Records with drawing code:
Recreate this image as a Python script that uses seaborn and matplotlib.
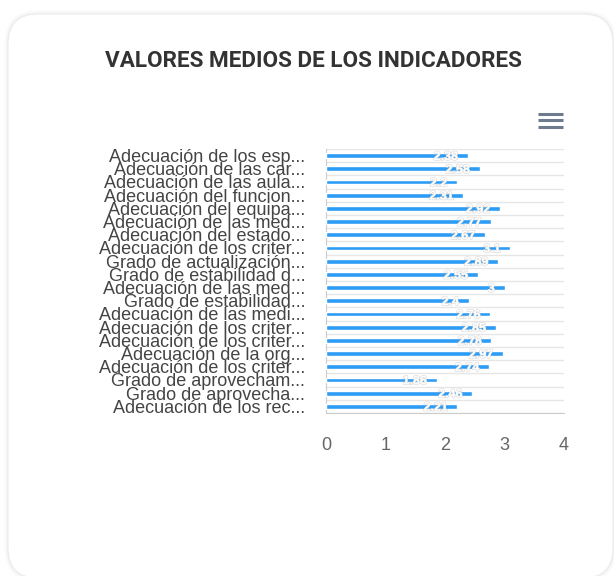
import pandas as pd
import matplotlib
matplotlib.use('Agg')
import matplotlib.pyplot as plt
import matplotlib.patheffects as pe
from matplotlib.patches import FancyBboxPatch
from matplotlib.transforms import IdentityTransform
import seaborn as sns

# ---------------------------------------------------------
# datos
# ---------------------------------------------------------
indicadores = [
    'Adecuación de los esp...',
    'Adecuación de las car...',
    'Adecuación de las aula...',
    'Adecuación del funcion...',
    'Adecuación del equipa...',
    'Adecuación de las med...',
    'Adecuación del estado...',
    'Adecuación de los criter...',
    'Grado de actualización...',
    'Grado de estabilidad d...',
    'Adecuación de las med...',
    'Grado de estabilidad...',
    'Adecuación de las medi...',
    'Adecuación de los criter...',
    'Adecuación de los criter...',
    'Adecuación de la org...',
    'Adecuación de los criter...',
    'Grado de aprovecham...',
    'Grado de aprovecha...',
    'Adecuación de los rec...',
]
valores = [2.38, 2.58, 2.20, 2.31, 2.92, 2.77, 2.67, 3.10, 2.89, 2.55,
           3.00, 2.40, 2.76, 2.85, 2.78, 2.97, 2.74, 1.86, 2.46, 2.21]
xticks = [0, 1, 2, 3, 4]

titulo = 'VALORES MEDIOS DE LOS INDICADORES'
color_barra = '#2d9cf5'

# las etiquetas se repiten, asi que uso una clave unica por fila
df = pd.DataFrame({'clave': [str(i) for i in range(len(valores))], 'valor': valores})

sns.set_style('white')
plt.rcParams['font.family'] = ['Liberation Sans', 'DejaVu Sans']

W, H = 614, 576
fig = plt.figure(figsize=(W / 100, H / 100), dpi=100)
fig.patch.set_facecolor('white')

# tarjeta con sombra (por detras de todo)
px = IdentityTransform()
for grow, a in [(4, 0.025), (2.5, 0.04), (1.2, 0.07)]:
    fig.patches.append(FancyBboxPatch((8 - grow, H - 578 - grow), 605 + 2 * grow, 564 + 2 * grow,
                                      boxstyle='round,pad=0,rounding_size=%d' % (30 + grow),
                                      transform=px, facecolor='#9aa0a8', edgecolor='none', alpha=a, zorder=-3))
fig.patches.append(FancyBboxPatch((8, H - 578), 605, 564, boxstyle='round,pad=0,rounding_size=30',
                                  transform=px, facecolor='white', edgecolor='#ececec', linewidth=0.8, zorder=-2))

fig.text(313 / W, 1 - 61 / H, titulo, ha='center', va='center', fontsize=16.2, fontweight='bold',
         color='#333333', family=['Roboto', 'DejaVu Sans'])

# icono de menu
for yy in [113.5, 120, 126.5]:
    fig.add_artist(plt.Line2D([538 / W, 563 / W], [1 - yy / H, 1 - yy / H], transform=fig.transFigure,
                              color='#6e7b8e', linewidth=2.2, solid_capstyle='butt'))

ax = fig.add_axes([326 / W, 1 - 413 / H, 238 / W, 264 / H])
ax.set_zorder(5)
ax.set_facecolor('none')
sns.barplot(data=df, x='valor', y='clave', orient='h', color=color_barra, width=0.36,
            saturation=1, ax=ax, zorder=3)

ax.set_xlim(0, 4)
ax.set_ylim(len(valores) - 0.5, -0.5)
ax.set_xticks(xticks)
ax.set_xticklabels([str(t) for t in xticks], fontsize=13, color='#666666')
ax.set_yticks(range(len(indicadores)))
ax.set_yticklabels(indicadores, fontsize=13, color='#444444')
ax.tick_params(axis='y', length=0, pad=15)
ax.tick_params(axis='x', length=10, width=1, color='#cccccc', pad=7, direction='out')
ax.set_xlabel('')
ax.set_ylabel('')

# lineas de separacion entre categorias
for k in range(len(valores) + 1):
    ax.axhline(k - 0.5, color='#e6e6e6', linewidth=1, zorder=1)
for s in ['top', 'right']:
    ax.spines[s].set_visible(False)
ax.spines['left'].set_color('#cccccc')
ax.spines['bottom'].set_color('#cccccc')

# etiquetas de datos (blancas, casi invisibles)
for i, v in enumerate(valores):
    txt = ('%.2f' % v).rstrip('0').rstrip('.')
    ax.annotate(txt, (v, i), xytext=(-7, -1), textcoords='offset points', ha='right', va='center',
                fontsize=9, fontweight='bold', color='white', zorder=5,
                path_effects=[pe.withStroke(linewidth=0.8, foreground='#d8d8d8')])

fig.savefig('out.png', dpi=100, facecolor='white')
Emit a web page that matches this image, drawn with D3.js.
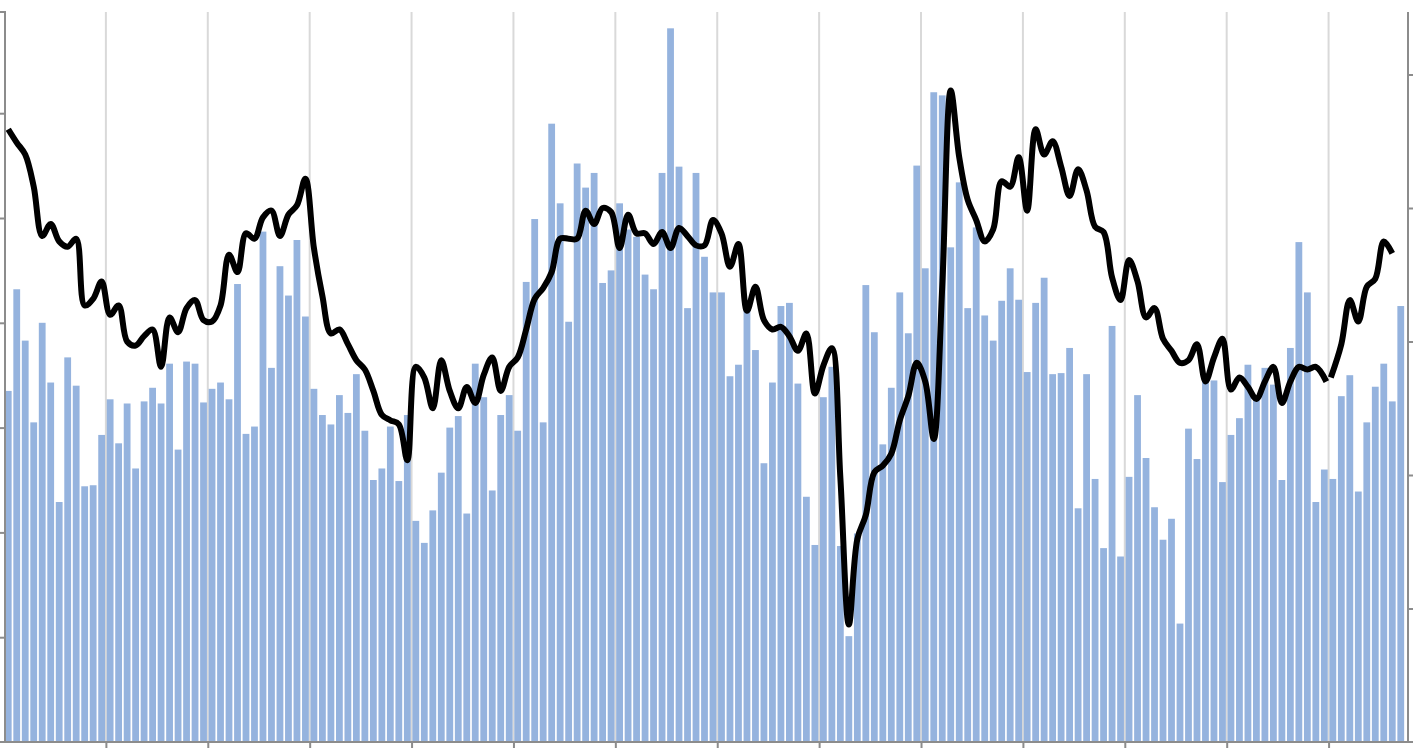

◆ **Task goal**: Are you able to set down all the lines above exactly, without any pictures?

◆ **Worked answer**:
Recreate this image as a Python script that uses seaborn and matplotlib.
import pandas as pd
import matplotlib
matplotlib.use('Agg')
import matplotlib.pyplot as plt
import matplotlib.patheffects as pe
from matplotlib.patches import FancyBboxPatch
from matplotlib.transforms import IdentityTransform
import seaborn as sns

# ---------------------------------------------------------
# datos
# ---------------------------------------------------------
indicadores = [
    'Adecuación de los esp...',
    'Adecuación de las car...',
    'Adecuación de las aula...',
    'Adecuación del funcion...',
    'Adecuación del equipa...',
    'Adecuación de las med...',
    'Adecuación del estado...',
    'Adecuación de los criter...',
    'Grado de actualización...',
    'Grado de estabilidad d...',
    'Adecuación de las med...',
    'Grado de estabilidad...',
    'Adecuación de las medi...',
    'Adecuación de los criter...',
    'Adecuación de los criter...',
    'Adecuación de la org...',
    'Adecuación de los criter...',
    'Grado de aprovecham...',
    'Grado de aprovecha...',
    'Adecuación de los rec...',
]
valores = [2.38, 2.58, 2.20, 2.31, 2.92, 2.77, 2.67, 3.10, 2.89, 2.55,
           3.00, 2.40, 2.76, 2.85, 2.78, 2.97, 2.74, 1.86, 2.46, 2.21]
xticks = [0, 1, 2, 3, 4]

titulo = 'VALORES MEDIOS DE LOS INDICADORES'
color_barra = '#2d9cf5'

# las etiquetas se repiten, asi que uso una clave unica por fila
df = pd.DataFrame({'clave': [str(i) for i in range(len(valores))], 'valor': valores})

sns.set_style('white')
plt.rcParams['font.family'] = ['Liberation Sans', 'DejaVu Sans']

W, H = 614, 576
fig = plt.figure(figsize=(W / 100, H / 100), dpi=100)
fig.patch.set_facecolor('white')

# tarjeta con sombra (por detras de todo)
px = IdentityTransform()
for grow, a in [(4, 0.025), (2.5, 0.04), (1.2, 0.07)]:
    fig.patches.append(FancyBboxPatch((8 - grow, H - 578 - grow), 605 + 2 * grow, 564 + 2 * grow,
                                      boxstyle='round,pad=0,rounding_size=%d' % (30 + grow),
                                      transform=px, facecolor='#9aa0a8', edgecolor='none', alpha=a, zorder=-3))
fig.patches.append(FancyBboxPatch((8, H - 578), 605, 564, boxstyle='round,pad=0,rounding_size=30',
                                  transform=px, facecolor='white', edgecolor='#ececec', linewidth=0.8, zorder=-2))

fig.text(313 / W, 1 - 61 / H, titulo, ha='center', va='center', fontsize=16.2, fontweight='bold',
         color='#333333', family=['Roboto', 'DejaVu Sans'])

# icono de menu
for yy in [113.5, 120, 126.5]:
    fig.add_artist(plt.Line2D([538 / W, 563 / W], [1 - yy / H, 1 - yy / H], transform=fig.transFigure,
                              color='#6e7b8e', linewidth=2.2, solid_capstyle='butt'))

ax = fig.add_axes([326 / W, 1 - 413 / H, 238 / W, 264 / H])
ax.set_zorder(5)
ax.set_facecolor('none')
sns.barplot(data=df, x='valor', y='clave', orient='h', color=color_barra, width=0.36,
            saturation=1, ax=ax, zorder=3)

ax.set_xlim(0, 4)
ax.set_ylim(len(valores) - 0.5, -0.5)
ax.set_xticks(xticks)
ax.set_xticklabels([str(t) for t in xticks], fontsize=13, color='#666666')
ax.set_yticks(range(len(indicadores)))
ax.set_yticklabels(indicadores, fontsize=13, color='#444444')
ax.tick_params(axis='y', length=0, pad=15)
ax.tick_params(axis='x', length=10, width=1, color='#cccccc', pad=7, direction='out')
ax.set_xlabel('')
ax.set_ylabel('')

# lineas de separacion entre categorias
for k in range(len(valores) + 1):
    ax.axhline(k - 0.5, color='#e6e6e6', linewidth=1, zorder=1)
for s in ['top', 'right']:
    ax.spines[s].set_visible(False)
ax.spines['left'].set_color('#cccccc')
ax.spines['bottom'].set_color('#cccccc')

# etiquetas de datos (blancas, casi invisibles)
for i, v in enumerate(valores):
    txt = ('%.2f' % v).rstrip('0').rstrip('.')
    ax.annotate(txt, (v, i), xytext=(-7, -1), textcoords='offset points', ha='right', va='center',
                fontsize=9, fontweight='bold', color='white', zorder=5,
                path_effects=[pe.withStroke(linewidth=0.8, foreground='#d8d8d8')])

fig.savefig('out.png', dpi=100, facecolor='white')
Emit a web page that matches this image, drawn with D3.js.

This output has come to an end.